The pair are among the residents who gather to protest outside the strip mall where the Stedfast Baptist Church holds its services twice on Sundays and once every Wednesday evening.

One preacher from the church, Dillon Awes, previously declared the Bible's solution to what he called the "sodomite deception" is that queer people "should be lined up against the wall and shot in the back of the head."

"He's calling for people like us to be shot," Skinner continued. "There's no way for us not to feel, think, and believe it's just a matter of time before someone from that congregation decides to take up arms and do his bidding."

Awes made the inflammatory and threatening statements in a past sermon entitled, Why We Won't Shut Up. In the videotaped sermon, Awes said gay men were predatory pedophiles who have either committed sex crimes against a child or just haven't had the opportunity to do so yet, leading him to the conclusion that "We need to put these people to death through the proper channels of the government."

At an Arlington City Council meeting last May, another preacher at the church, Jonathan Shelley, used his own interpretation of the bible to issue his own call for LGBTQ+ to be executed.

"God's already ruled that murder, adultery, witchcraft, rape, bestiality, and homosexuality are crimes worthy of capital punishment," Shelley said.
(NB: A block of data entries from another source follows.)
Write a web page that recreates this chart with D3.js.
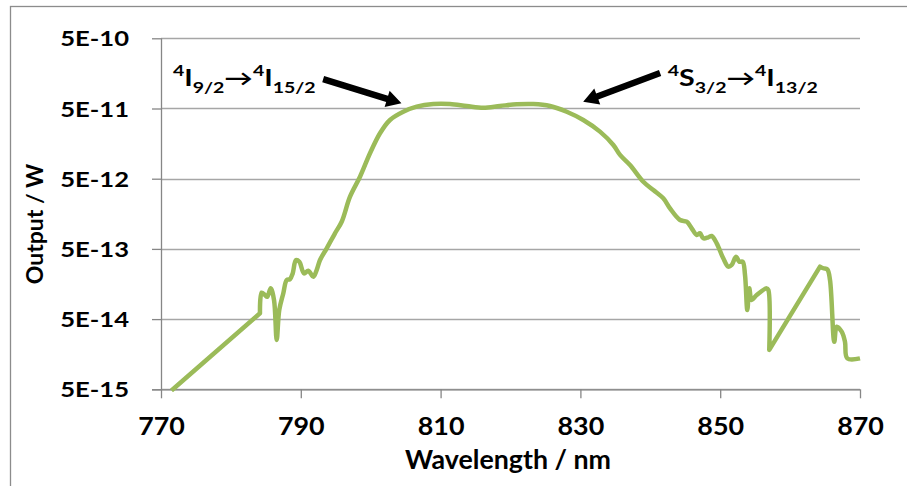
<!DOCTYPE html>
<html><head><meta charset="utf-8">
<script src="https://cdn.jsdelivr.net/npm/d3@7"></script>
<style>
body{margin:0;background:#fff;}
text{font-family:Lato,"Open Sans",sans-serif;font-weight:bold;fill:#000;}
</style>
</head><body>
<svg id="chart" width="907" height="486"></svg>
<script>
// ---- data ----
const wavelength = [771.5, 784.16, 784.4, 784.88, 785.2, 785.69, 786.17, 786.55, 786.92, 787.5,
  787.98, 788.45, 788.84, 789.31, 789.79, 790.46, 791.07, 791.79, 792.27, 792.75,
  793.71, 794.89, 795.85, 797.04, 798.47, 799.9, 801.33, 802.76, 804.66, 806.58,
  808.96, 811.34, 813.73, 816.11, 818.5, 820.89, 823.26, 825.65, 828.04, 830.41,
  832.8, 834.71, 835.67, 837.1, 839.0, 840.43, 841.86, 842.82, 844.25, 845.21,
  845.92, 846.64, 847.1, 847.58, 848.3, 848.78, 849.5, 850.44, 851.16, 851.64,
  852.26, 852.73, 853.22, 853.55, 853.88, 854.16, 854.5, 855.22, 856.65, 856.88,
  857.02, 864.28, 864.75, 865.32, 865.71, 866.32, 866.67, 867.38, 867.85, 868.18, 870.0];
const output = [4.8e-15, 6.05e-14, 1.19e-13, 1.10e-13, 1.04e-13, 1.37e-13, 9.35e-14, 2.52e-14, 6.75e-14, 1.17e-13,
  1.80e-13, 1.85e-13, 2.24e-13, 3.47e-13, 3.29e-13, 2.24e-13, 2.44e-13, 2.01e-13, 2.50e-13, 3.47e-13,
  5.10e-13, 8.34e-13, 1.22e-12, 2.77e-12, 5.33e-12, 1.15e-11, 2.22e-11, 3.43e-11, 4.50e-11, 5.31e-11,
  5.79e-11, 5.79e-11, 5.43e-11, 5.13e-11, 5.43e-11, 5.74e-11, 5.79e-11, 5.43e-11, 4.50e-11, 3.43e-11,
  2.34e-11, 1.51e-11, 1.09e-11, 7.83e-12, 4.53e-12, 3.45e-12, 2.63e-12, 1.89e-12, 1.29e-12, 1.22e-12,
  9.82e-13, 7.89e-13, 8.34e-13, 7.08e-13, 7.31e-13, 7.64e-13, 6.01e-13, 3.67e-13, 2.79e-13, 2.95e-13,
  3.87e-13, 3.29e-13, 3.29e-13, 2.12e-13, 6.75e-14, 1.37e-13, 9.35e-14, 1.10e-13, 1.37e-13, 1.30e-13,
  1.82e-14, 2.79e-13, 2.65e-13, 2.56e-13, 1.80e-13, 2.38e-14, 3.90e-14, 3.31e-14, 2.38e-14, 1.38e-14, 1.38e-14];
const xTicks = [770, 790, 810, 830, 850, 870];
const yTicks = [5e-15, 5e-14, 5e-13, 5e-12, 5e-11, 5e-10];
const yTickLabels = ["5E-15", "5E-14", "5E-13", "5E-12", "5E-11", "5E-10"];
const xTitle = "Wavelength / nm";
const yTitle = "Output / W";
// annotation arrows: tail and tip in data units
const arrowTail = [[793.2, 1.31e-10], [841.4, 1.6e-10]];
const arrowTip = [[804.4, 5.93e-11], [830.4, 6.25e-11]];
// annotation labels: anchor (left, baseline) in data units, parts [text, kind]
const labelAnchor = [[771.7, 1.03e-10], [842.5, 1.03e-10]];
const labelParts = [
  [["4","sup"],["I","main"],["9/2","sub"],["\u2192","main"],["4","sup"],["I","main"],["15/2","sub"]],
  [["4","sup"],["S","main"],["3/2","sub"],["\u2192","main"],["4","sup"],["I","main"],["13/2","sub"]]
];

// ---- layout ----
const svg = d3.select("#chart");
const pL = 161, pR = 860, pT = 38.3, pB = 389.3;
const x = d3.scaleLinear().domain([770, 870]).range([pL, pR]);
const y = d3.scaleLog().domain([5e-15, 5e-10]).range([pB, pT]);

// chart-area border
svg.append("rect").attr("x", 10.5).attr("y", 6.5).attr("width", 920).attr("height", 500)
  .attr("fill", "none").attr("stroke", "#8c8c8c").attr("stroke-width", 1.3);

// gridlines
svg.append("g").selectAll("line").data(yTicks).join("line")
  .attr("x1", pL).attr("x2", pR)
  .attr("y1", d => Math.round(y(d)) + 0.5).attr("y2", d => Math.round(y(d)) + 0.5)
  .attr("stroke", "#a6a6a6").attr("stroke-width", 1.3);

// y axis
const yAxis = d3.axisLeft(y).tickValues(yTicks).tickFormat((d, i) => yTickLabels[i]).tickSize(9).tickPadding(0);
const gy = svg.append("g").attr("transform", `translate(${pL},0)`).call(yAxis);
gy.select(".domain").attr("stroke", "#868686").attr("stroke-width", 1.3).attr("d", `M0.5,${pT}V${pB}`);
gy.selectAll(".tick line").attr("stroke", "#868686").attr("stroke-width", 1.3);
gy.selectAll(".tick text").remove();
gy.selectAll(".tick").append("text")
  .attr("transform", "translate(-32,7.5) scale(1.28,1)")
  .attr("text-anchor", "end").style("font-size", "20px").attr("fill", "#000")
  .text((d, i) => yTickLabels[i]);

// x axis
const xAxis = d3.axisBottom(x).tickValues(xTicks).tickSize(9).tickPadding(0);
const gx = svg.append("g").attr("transform", `translate(0,${pB})`).call(xAxis);
gx.select(".domain").attr("stroke", "#868686").attr("stroke-width", 1.3).attr("d", `M${pL - 9},0.5H${pR}`);
gx.selectAll(".tick line").attr("stroke", "#868686").attr("stroke-width", 1.3);
gx.selectAll(".tick text").remove();
gx.selectAll(".tick").append("text")
  .attr("transform", "translate(0,46) scale(1.12,1)").attr("text-anchor", "middle")
  .style("font-size", "24px").attr("fill", "#000")
  .text(d => d);

// axis titles
svg.append("text").attr("transform", "translate(508,469) scale(1.03,1)").attr("text-anchor", "middle")
  .style("font-size", "26px").text(xTitle);
svg.append("text").attr("transform", "translate(43,224) rotate(-90)").attr("text-anchor", "middle")
  .style("font-size", "23px").text(yTitle);

// data line: smooth within dense runs, straight across wide gaps
svg.append("clipPath").attr("id", "plotclip").append("rect")
  .attr("x", pL).attr("y", pT - 10).attr("width", pR - pL + 4).attr("height", pB - pT + 13);
const pts = wavelength.map((w, i) => [w, output[i]]);
const runs = [];
pts.forEach((p, i) => {
  if (i === 0 || p[0] - pts[i - 1][0] > 5) runs.push([p]); else runs[runs.length - 1].push(p);
});
const smooth = d3.line().x(d => x(d[0])).y(d => y(d[1])).curve(d3.curveCatmullRom.alpha(0.5));
let dStr = "";
runs.forEach((r, i) => {
  let s = r.length > 1 ? smooth(r) : `M${x(r[0][0])},${y(r[0][1])}`;
  if (i > 0) s = "L" + s.slice(1);
  dStr += s;
});
svg.append("path").attr("d", dStr).attr("clip-path", "url(#plotclip)")
  .attr("fill", "none").attr("stroke", "#9bbb59").attr("stroke-width", 4.5)
  .attr("stroke-linejoin", "round").attr("stroke-linecap", "butt");

// arrows
arrowTail.forEach((t, i) => {
  const x0 = x(t[0]), y0 = y(t[1]), x1 = x(arrowTip[i][0]), y1 = y(arrowTip[i][1]);
  const dx = x1 - x0, dy = y1 - y0, L = Math.hypot(dx, dy), ux = dx / L, uy = dy / L;
  const px = -uy, py = ux, hl = 15, hw = 8.5, sw = 3.2;
  const bx = x1 - ux * hl, by = y1 - uy * hl;
  const poly = [
    [x0 + px * sw, y0 + py * sw], [bx + px * sw, by + py * sw], [bx + px * hw, by + py * hw],
    [x1, y1], [bx - px * hw, by - py * hw], [bx - px * sw, by - py * sw], [x0 - px * sw, y0 - py * sw]
  ];
  svg.append("polygon").attr("points", poly.map(p => p.join(",")).join(" ")).attr("fill", "#000");
});

// labels
labelAnchor.forEach((a, i) => {
  const g = svg.append("g").attr("transform", `translate(${x(a[0])},${y(a[1])}) scale(1.3,1)`);
  const t = g.append("text").attr("x", 0).attr("y", 0);
  let prev = "main";
  const off = {main: 0, sup: -10, sub: 7};
  labelParts[i].forEach(([s, k]) => {
    t.append("tspan").attr("dy", off[k] - off[prev]).style("font-size", k === "main" ? "22px" : "15px").text(s);
    prev = k;
  });
});
</script>
</body></html>
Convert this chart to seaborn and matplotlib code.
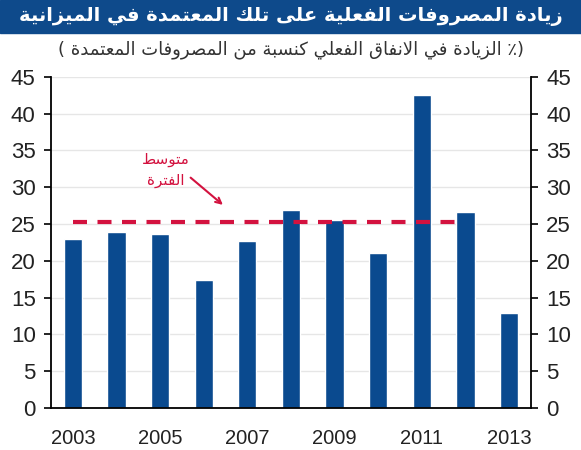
import numpy as np
import pandas as pd
import matplotlib
matplotlib.use('Agg')
import matplotlib.pyplot as plt
from matplotlib.patches import Rectangle
import seaborn as sns

# данные
years = [str(y) for y in range(2003, 2014)]
values = [23.0, 23.9, 23.7, 17.4, 22.7, 26.9, 25.5, 21.1, 42.5, 26.6, 12.9]
avg_years = 10  # среднее считается за 2003-2012

title = 'زيادة المصروفات الفعلية على تلك المعتمدة في الميزانية'
subtitle = '(٪ الزيادة في الانفاق الفعلي كنسبة من المصروفات المعتمدة )'
note_lines = ['متوسط', 'الفترة']

# простая арабская лигатура (matplotlib сам не соединяет буквы)
FORMS = {
    'ا': (0xFE8D, 2), 'ب': (0xFE8F, 4), 'ة': (0xFE93, 2), 'ت': (0xFE95, 4),
    'د': (0xFEA9, 2), 'ر': (0xFEAD, 2), 'ز': (0xFEAF, 2), 'س': (0xFEB1, 4),
    'ص': (0xFEB9, 4), 'ط': (0xFEC1, 4), 'ع': (0xFEC9, 4), 'ف': (0xFED1, 4),
    'ق': (0xFED5, 4), 'ك': (0xFED9, 4), 'ل': (0xFEDD, 4), 'م': (0xFEE1, 4),
    'ن': (0xFEE5, 4), 'و': (0xFEED, 2), 'ى': (0xFEEF, 2), 'ي': (0xFEF1, 4),
}


def shape(text):
    out = []
    i = 0
    while i < len(text):
        c = text[i]
        if c not in FORMS:
            out.append(c)
            i += 1
            continue
        prev = text[i - 1] if i > 0 else ''
        joins_prev = prev in FORMS and FORMS[prev][1] == 4
        if c == 'ل' and i + 1 < len(text) and text[i + 1] == 'ا':
            out.append(chr(0xFEFC if joins_prev else 0xFEFB))
            i += 2
            continue
        nxt = text[i + 1] if i + 1 < len(text) else ''
        joins_next = FORMS[c][1] == 4 and nxt in FORMS
        base = FORMS[c][0]
        if joins_prev and joins_next:
            code = base + 3
        elif joins_prev:
            code = base + 1
        elif joins_next:
            code = base + 2
        else:
            code = base
        out.append(chr(code))
        i += 1
    vis = ''.join(out)[::-1]
    return vis.translate(str.maketrans('()', ')('))


sns.set_style('white')
plt.rcParams['font.family'] = ['Liberation Sans', 'DejaVu Sans']

bar_color = '#0A4A8F'
red = '#D3123F'

fig = plt.figure(figsize=(5.81, 4.5), dpi=100)
ax = fig.add_axes([0.0878, 0.0933, 0.826, 0.736])

df = pd.DataFrame({'year': years, 'value': values})
sns.barplot(data=df, x='year', y='value', color=bar_color, width=0.42,
            saturation=1, ax=ax, zorder=2)

avg = np.mean(values[:avg_years])
ax.hlines(avg, 0, avg_years - 1, colors=red, linestyles=(0, (3.36, 2.52)),
          linewidth=3, zorder=3)

ax.set_ylim(0, 45)
ax.set_xlim(-0.5, len(years) - 0.5)
ax.set_yticks(range(0, 46, 5))
ax.yaxis.grid(True, color='#E6E6E6', linewidth=1, zorder=0)
ax.set_axisbelow(True)

ax.set_xticks(np.arange(-0.5, len(years), 1))
ax.set_xticklabels([])
ax.set_xticks(range(0, len(years), 2), minor=True)
ax.set_xticklabels(years[::2], minor=True)
ax.tick_params(axis='x', which='major', length=5, width=1.2, direction='out', color='black')
ax.tick_params(axis='x', which='minor', length=0, labelsize=14.5, pad=15, labelcolor='#222222')
ax.tick_params(axis='y', length=5, width=1.2, direction='out', color='black',
               labelsize=16, labelcolor='#222222', left=True, right=True,
               labelleft=True, labelright=True, pad=6)
ax.set_xlabel('')
ax.set_ylabel('')

for s in ['left', 'right', 'bottom']:
    ax.spines[s].set_visible(True)
    ax.spines[s].set_color('black')
    ax.spines[s].set_linewidth(1.3)
ax.spines['top'].set_visible(False)

# подпись "среднее за период" и стрелка
ax.text(2.13, 32.3, '\n'.join(shape(t) for t in note_lines), ha='center', va='center',
        color=red, fontsize=11, family=['DejaVu Sans'], linespacing=1.5)
ax.annotate('', xy=(3.44, 27.6), xytext=(2.70, 31.3),
            arrowprops=dict(arrowstyle='->', color=red, lw=1.5, shrinkA=0, shrinkB=0))

# заголовок на синей плашке
fig.patches.append(Rectangle((0, 1 - 33 / 450), 1, 33 / 450, transform=fig.transFigure,
                             color='#0E4A8B', zorder=0))
fig.text(0.5, 1 - 17 / 450, shape(title), ha='center', va='center', color='white',
         fontsize=14, fontweight='bold', family=['DejaVu Sans'])
fig.text(0.5, 1 - 50 / 450, shape(subtitle), ha='center', va='center', color='#333333',
         fontsize=13, family=['DejaVu Sans'])

plt.savefig('out.png', dpi=100)
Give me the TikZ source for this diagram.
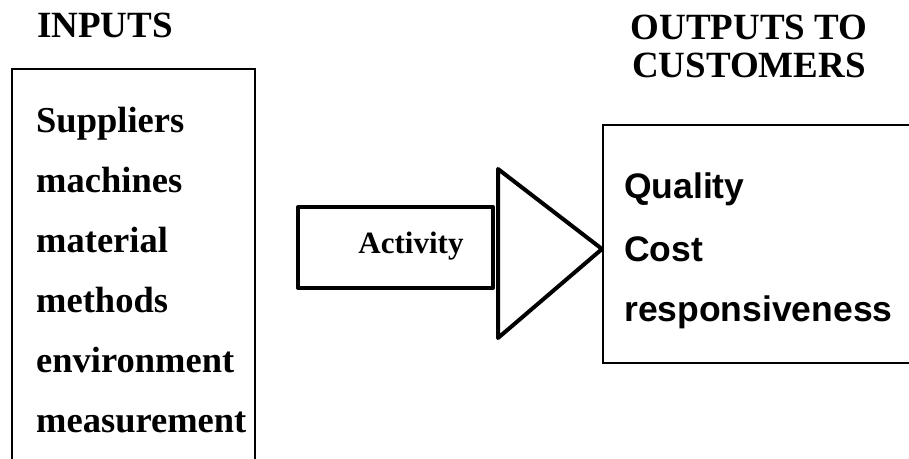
\documentclass[tikz,border=0pt]{standalone}
\usepackage{fontspec}
\setmainfont{Liberation Serif}
\newfontfamily\arialfont{Liberation Sans}
\begin{document}
\begin{tikzpicture}[x=1pt,y=-1pt,
  serifbold/.style={font=\fontsize{37}{37}\selectfont\bfseries, inner sep=0pt},
  listitem/.style={font=\fontsize{36.5}{36.5}\selectfont\bfseries, anchor=base west, inner sep=0pt},
  outitem/.style={font=\arialfont\fontsize{35.5}{35.5}\selectfont\bfseries, anchor=base west, inner sep=0pt},
  thinbox/.style={draw=black, line width=2pt},
  thickbox/.style={draw=black, line width=4pt, line join=round}]
\useasboundingbox (0,0) rectangle (909,458);
\clip (0,0) rectangle (909,458);
% titles
\node[serifbold, anchor=base] (inputs) at (105,37) {INPUTS};
\node[serifbold, anchor=base] (outputs1) at (749,39) {OUTPUTS TO};
\node[serifbold, anchor=base] (outputs2) at (749,77) {CUSTOMERS};
% input box
\draw[thinbox] (12,470) -- (12,69) -- (255,69) -- (255,470);
\node[listitem] (sup) at (36,132) {Suppliers};
\node[listitem] (mac) at (36,192) {machines};
\node[listitem] (mat) at (36,252) {material};
\node[listitem] (met) at (36,312) {methods};
\node[listitem] (env) at (36,372) {environment};
\node[listitem] (mea) at (36,432) {measurement};
% output box
\draw[thinbox] (920,125) -- (603,125) -- (603,363) -- (920,363);
\node[outitem] (qual) at (624,198) {Quality};
\node[outitem] (cost) at (624,261) {Cost};
\node[outitem] (resp) at (624,321) {responsiveness};
% activity arrow
\draw[thickbox] (298,207) rectangle (493,288);
\draw[thickbox] (498,169) -- (602,249) -- (498,338) -- cycle;
\node[font=\fontsize{31}{31}\selectfont\bfseries, anchor=base, inner sep=0pt] (act) at (411,253) {Activity};
\end{tikzpicture}
\end{document}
Stedfast Baptist Church's website advocates the death penalty for homosexuality, it also says "Christians should not take the law into their own hands." Other things the church lists as sins include abortion, birth control, in vitro fertilization, feminism, and ecumenicalism, but does not clarify if these alleged sins are also worthy of capital punishment.

In addition to his inflammatory sermons, Awes has produced a video called the Sodomite Deception which purports to center on the alleged dangers of the LGBTQ+ community but appears little more than a series of shrill anti-gay epithets and threats.

"Why aren't all these Baptists standing up and saying these freaks should go back to hell, should go back to the closet, put a bullet in your head?" Awes angrily asks in the trailer of the movie. "Why aren't they saying it?"

"No homos will ever be allowed on this church as long as I'm the pastor here!" Steven Anderson of the Faithful Word Baptist Church hysterically shrieks in the film. "Never!"

"We've reviewed this - multiple cases, multiple sermons - and it fits within the Constitution of free speech," Watauga Police Chief Robert Parker told the Star-Telegram, explaining why church leaders have not been arrested.

While the sermons may fall under protected speech in the courtroom, Skinner says the community should not take these threats lightly.

"They're so close to our home, there's no way we can't be afraid of that," Skinner warned.